I'm generally a Leninist, but not completely uncritical of Lenin.
However, I'm not completely uncritical of Marx and Engels themselves either. I don't think in general Lenin is less reliable than Marx and Engels.
It's interesting that some people can worship Marx and Engels like "prophets" who can say no wrong yet completely reject Lenin. If anything, it's Lenin who empirically put into realisation the semi-utopian views of Marx and Engels.
Omsk
27th February 2011, 13:21
I'm generally a Leninist, but not completely uncritical of Lenin.
So you are a Maoist and a Leninist,and you also defend Stalin at some points?
Queercommie Girl
27th February 2011, 13:26
So you are a Maoist and a Leninist,and you also defend Stalin at some points?
I'm only a semi-Maoist.
I don't completely reject Stalin, but I'm Trotskyism-leaning and highly critical of many of his policies.
I am generally a Leninist, but I'm also a critical leftist who basically doesn't take anyone as a "prophet", not even Marx and Engels themselves. I oppose ideological dogmatism. I feel many Marxists these days have lost their critical faculties to some extent.
Karl Marx's favourite personal motto:
Doubt Everything.
nuisance
27th February 2011, 20:47
There is no "anarchists".There is nothing in common between bourgeoises like Max Stirner and heros like Durruti.There is nothing in common between "social" and "antisocial" anarchists.
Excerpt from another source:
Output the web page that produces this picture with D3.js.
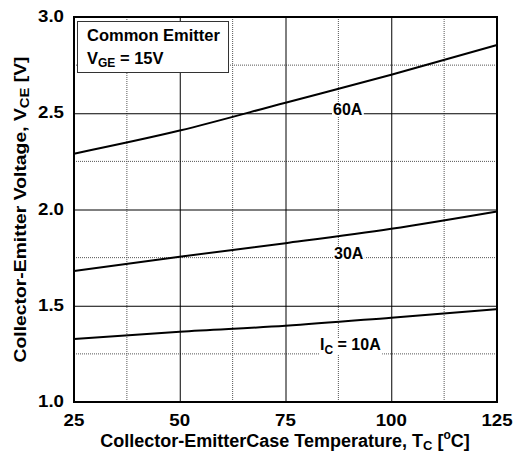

So the thread by itself is irrelevant.
Well that is a pretty ahistorical notion, particulary since alot of anarcho-syndicalists, mainly at one point in Glasgow, have found influence in Stirner's egoism.
Also, in what sense is Stirner 'antisocial'?
Devrim
27th February 2011, 21:11
I'm generally a Leninist, but not completely uncritical of Lenin.
However, I'm not completely uncritical of Marx and Engels themselves either. I don't think in general Lenin is less reliable than Marx and Engels.
It's interesting that some people can worship Marx and Engels like "prophets" who can say no wrong yet completely reject Lenin. If anything, it's Lenin who empirically put into realisation the semi-utopian views of Marx and Engels.
I think that I would probably be the last person to worship Marx and Engels like prophets. I don't quite understand that comment.
Devrim
Devrim
27th February 2011, 21:14
What do people think about Rosa Luxemburg's critique of early anarchism?
I think in many ways it was governed to a certain extent by the criticisms of the revisionists in the SDP (those around Bernstein using 'revisionism' in its historical sense, bot the way it is used today by Maoist) of the current around Luxemborg as being 'semi-anarchist', thus she felt she had to make a particularly harsh criticism to differentiate themselves from the anarchists.
Devrim
Zanthorus
27th February 2011, 21:23
The reason Luxemburg would have had to delineate herself from the Anarchists would be not because of the 'revisionists' but both the Right and Centre of the SPD who would've associated the 'mass strike' with the 'general strike' criticised by Engels in The Bakuninists at Work. And actually I do think her work in that area, and especially some of the stuff advocated by those inspired by it, borders on Anarchism.